General characteristics (as built)
- Tonnage: 14,399 GRT; 3,440 tonnes deadweight (DWT);
- Length: 152.91 m (501 ft 8 in)
- Beam: 24.19 m (79 ft 4 in)
- Draught: 7.51 m (24 ft 8 in)
- Installed power: 2 × Lindholmen-Pielstick 18 PC2-5 diesels; 15445 kW;
- Speed: 21 kn (39 km/h)
- Capacity: 1,370 passengers; 1,249 passenger berths; 470 cars; 810 lanemeters;

General characteristics (after 1993 & 2000 refits)
- Tonnage: 18,321 GT
- Length: 152.91 m (501 ft 8 in)
- Beam: 26.26 m (86 ft 2 in)
- Draught: 6.10 m (20 ft 0 in)
- Speed: 19.5 kn (36.1 km/h) (service speed)
- Capacity: 1,120 passengers; 400 cars;
- Crew: 120

= Moby Corse =

Moby Corse is a ferry owned and operated by Moby Lines. She was built at Aalborg Værft A/S in Denmark for DFDS Seaways as MV Dana Anglia and entered service with them in 1978. She sailed between Esbjerg, Denmark and Harwich, United Kingdom between 1978 and 2002 before being renamed MV Duke of Scandinavia for service between Copenhagen, Denmark and Gdańsk, Poland. She returned to the North Sea in 2003 to sail between Newcastle and IJmuiden.

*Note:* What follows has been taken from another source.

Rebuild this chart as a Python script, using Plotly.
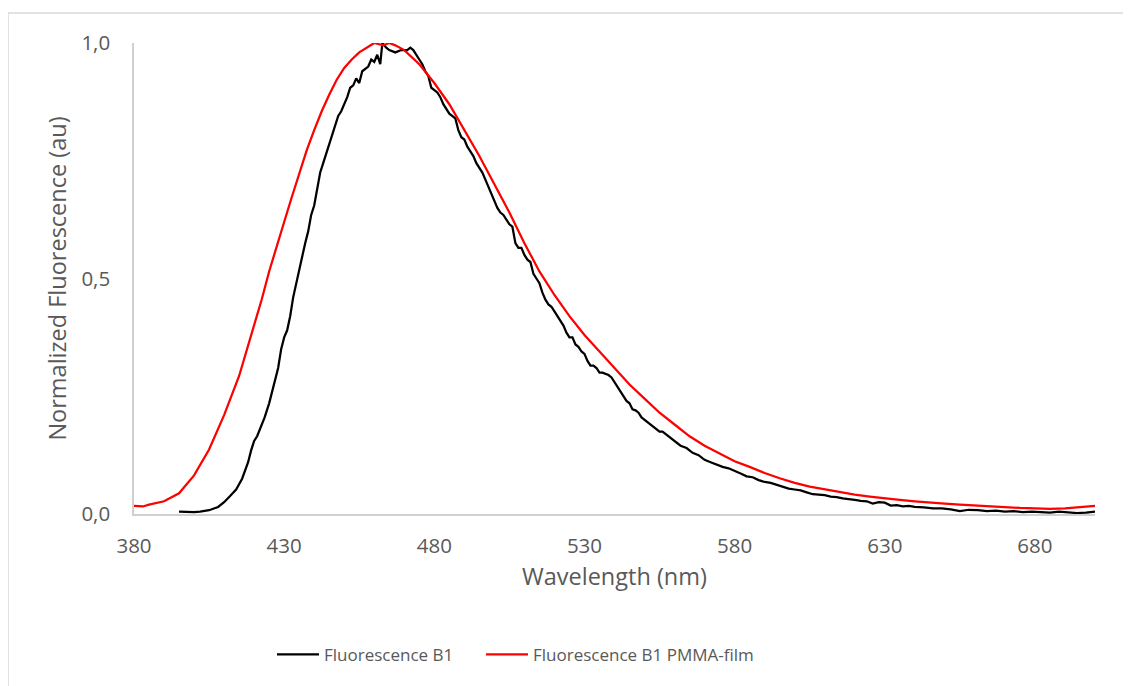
import plotly.graph_objects as go

# Fluorescence B1 PMMA-film (red)
pmma_nm = [380, 383, 385, 390, 395, 400, 405, 410, 415, 420, 422.5, 425, 427.5, 430, 432.5, 435,
           437.5, 440, 442.5, 445, 447.5, 450, 452.5, 455, 458, 460, 463, 465, 467, 470, 475,
           480, 485, 490, 495, 500, 505, 510, 515, 520, 525, 530, 535, 540, 545, 550, 555, 560,
           565, 570, 575, 580, 585, 590, 595, 600, 605, 610, 615, 620, 625, 630, 635, 640, 645,
           650, 655, 660, 665, 670, 675, 680, 685, 690, 695, 700]
pmma_val = [0.017, 0.016, 0.020, 0.027, 0.044, 0.082, 0.137, 0.210, 0.293, 0.400, 0.455, 0.515,
            0.570, 0.620, 0.672, 0.722, 0.772, 0.815, 0.855, 0.890, 0.922, 0.947, 0.965, 0.980,
            0.992, 1.000, 0.995, 1.000, 0.995, 0.985, 0.955, 0.915, 0.870, 0.815, 0.760, 0.700,
            0.640, 0.575, 0.515, 0.465, 0.420, 0.380, 0.345, 0.310, 0.275, 0.245, 0.215, 0.190,
            0.165, 0.145, 0.128, 0.112, 0.100, 0.087, 0.076, 0.066, 0.058, 0.052, 0.046, 0.041,
            0.037, 0.033, 0.030, 0.027, 0.024, 0.022, 0.020, 0.018, 0.016, 0.014, 0.013, 0.012,
            0.011, 0.012, 0.014, 0.017]

# Fluorescence B1 (black)
b1_nm = [395, 397, 400, 402, 405, 408, 410, 412, 414, 416, 418, 419, 420, 421, 422, 423.5, 425,
         426.5, 428, 429, 430, 431, 432, 433, 434, 435, 436, 437, 438, 439, 440, 441, 442, 443,
         444, 445, 446, 447, 448, 449, 450, 451, 452, 453, 454, 455, 456, 457, 458, 459, 460,
         461, 462, 462.7, 464, 465, 467, 469, 471, 472, 473, 475, 476, 477, 478, 479, 480, 481,
         482, 483, 485, 486, 487, 488, 489, 490, 491, 492, 493, 494, 495, 496, 497, 498, 499,
         500, 501, 502, 503, 504, 505, 506, 507, 508, 509, 510, 511, 512, 513, 514, 515, 516,
         517, 518, 519, 520, 521, 522, 523, 524, 525, 526, 527, 528, 529, 530, 531, 532, 533,
         534, 535, 536, 537, 538, 539, 540, 541, 542, 543, 544, 545, 546, 547, 548, 549, 550,
         552, 554, 555, 556, 558, 560, 562, 564, 566, 568, 570, 572, 574, 576, 578, 580, 582,
         584, 586, 588, 590, 592, 594, 596, 598, 600, 602, 604, 606, 608, 610, 612, 614, 616,
         618, 620, 622, 624, 626, 628, 630, 632, 634, 636, 638, 640, 643, 646, 649, 652, 655,
         658, 661, 664, 667, 670, 673, 676, 679, 682, 685, 688, 691, 694, 697, 700]
b1_val = [0.005, 0.004, 0.004, 0.005, 0.008, 0.015, 0.025, 0.038, 0.052, 0.075, 0.110, 0.135,
          0.155, 0.165, 0.180, 0.205, 0.235, 0.275, 0.310, 0.350, 0.375, 0.390, 0.420, 0.460,
          0.490, 0.520, 0.550, 0.575, 0.600, 0.635, 0.655, 0.690, 0.725, 0.745, 0.765, 0.790,
          0.810, 0.830, 0.845, 0.855, 0.870, 0.885, 0.905, 0.910, 0.925, 0.915, 0.940, 0.945,
          0.950, 0.965, 0.960, 0.975, 0.955, 1.000, 0.990, 0.985, 0.980, 0.985, 0.985, 0.990,
          0.985, 0.965, 0.955, 0.940, 0.930, 0.905, 0.900, 0.895, 0.885, 0.870, 0.850, 0.845,
          0.840, 0.815, 0.800, 0.795, 0.780, 0.770, 0.760, 0.745, 0.735, 0.725, 0.710, 0.695,
          0.680, 0.665, 0.650, 0.640, 0.635, 0.625, 0.615, 0.610, 0.575, 0.565, 0.565, 0.550,
          0.540, 0.535, 0.510, 0.500, 0.490, 0.470, 0.455, 0.445, 0.440, 0.430, 0.420, 0.410,
          0.400, 0.385, 0.375, 0.375, 0.360, 0.355, 0.345, 0.340, 0.325, 0.315, 0.315, 0.310,
          0.300, 0.300, 0.298, 0.295, 0.290, 0.280, 0.268, 0.258, 0.248, 0.240, 0.235, 0.222,
          0.220, 0.215, 0.205, 0.200, 0.190, 0.180, 0.175, 0.175, 0.165, 0.155, 0.145, 0.140,
          0.130, 0.125, 0.115, 0.110, 0.105, 0.100, 0.097, 0.092, 0.086, 0.080, 0.078, 0.072,
          0.068, 0.066, 0.062, 0.058, 0.054, 0.052, 0.050, 0.046, 0.042, 0.041, 0.040, 0.037,
          0.036, 0.033, 0.032, 0.030, 0.028, 0.027, 0.022, 0.025, 0.024, 0.018, 0.019, 0.016,
          0.017, 0.015, 0.014, 0.012, 0.012, 0.010, 0.006, 0.009, 0.008, 0.006, 0.007, 0.005,
          0.006, 0.004, 0.005, 0.004, 0.003, 0.005, 0.004, 0.002, 0.003, 0.005]

x_ticks = [380, 430, 480, 530, 580, 630, 680]
y_ticks = [0.0, 0.5, 1.0]

FONT = "Open Sans"
GREY = "#595959"

# plot area in page pixels (page has an 8px body offset)
L, T, W, H = 126, 35, 961, 471

fig = go.Figure()
fig.add_trace(go.Scatter(x=b1_nm, y=b1_val, mode="lines", name="Fluorescence B1",
                         line=dict(color="#000000", width=2.25), legend="legend"))
fig.add_trace(go.Scatter(x=pmma_nm, y=pmma_val, mode="lines", name="Fluorescence B1 PMMA-film",
                         line=dict(color="#ff0000", width=2.25), legend="legend2"))

legend_common = dict(orientation="h", xanchor="left", y=-0.299, yanchor="middle",
                     font=dict(family=FONT, size=17, color=GREY), itemwidth=42,
                     bgcolor="rgba(0,0,0,0)")

fig.update_layout(
    width=1131, height=686,
    margin=dict(l=L, r=1131 - L - W, t=T, b=686 - T - H),
    paper_bgcolor="white", plot_bgcolor="white",
    separators=", ",
    font=dict(family=FONT, color=GREY, size=18),
    showlegend=True,
    legend=dict(x=(272 - 134) / W, **legend_common),
    legend2=dict(x=(481 - 134) / W, **legend_common),
    xaxis=dict(range=[380, 700], tickvals=x_ticks, ticktext=[str(v) for v in x_ticks],
               showgrid=False, zeroline=False, showline=True, linecolor="#d0d0d0", linewidth=1.5,
               ticks="", ticklabelstandoff=13,
               tickfont=dict(family=FONT, size=20.5, color=GREY),
               title=dict(text="Wavelength (nm)", font=dict(family=FONT, size=23.5, color=GREY),
                          standoff=10)),
    yaxis=dict(range=[0, 1], tickvals=y_ticks, tickformat=".1f",
               showgrid=False, zeroline=False, showline=True, linecolor="#d0d0d0", linewidth=1.5,
               ticks="", ticklabelstandoff=18,
               tickfont=dict(family=FONT, size=20.5, color=GREY),
               title=dict(text="Normalized Fluorescence (au)",
                          font=dict(family=FONT, size=23.5, color=GREY), standoff=8)),
    shapes=[dict(type="rect", xref="paper", yref="paper",
                 x0=-126 / W, x1=1 + 45 / W, y0=-180 / H, y1=1 + 30 / H,
                 line=dict(color="#d9d9d9", width=1.5), fillcolor="rgba(0,0,0,0)", layer="below")],
)

fig.write_html("out.html")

In 2006 she was chartered by Brittany Ferries to replace the , renamed MV Pont L'Abbé. It was announced on 19 December 2007 that the vessel was sold to Brittany Ferries. Her final sailing between Plymouth and Roscoff was on 9 November 2008, after which she was laid up in Saint-Nazaire. In October 2009, the ship was sold to Moby Lines. She was renamed Moby Corse and started the new service from Toulon to Bastia on 1 April 2010. On 1 October it was reported she had been sold to Ferry Med SRL and is to be renamed Santa Cruz.

==Regular routes==
- Plymouth-Roscoff April 2006 – November 2008
- Portsmouth-Cherbourg March 2006

==Other routes served==
Under Brittany Ferries, Pont L'Abbé has only sailed in passenger service on the Plymouth-Roscoff and Portsmouth-Cherbourg routes. She also sailed between Plymouth and St Malo in December 2006.

==Media appearances==
While registered as Dana Anglia the vessel appeared in several BBC TV Series. In 1981, A ship named Dana Anglia appeared
in the BBC TV movie Artemis 81. In 1982-3 she was the setting for the second and third series of the soap opera Triangle. The ship in the first series was Tor Scandinavia.

It featured in the 1989 Christmas episode, 'Sailing' of the comedy series Birds of a Feather.

In July 2005 in Series 6, Episode 6 of the BBC TV show "Top Gear", the vessel appeared in the background of a shot taken in Newcastle during the Race to Oslo challenge.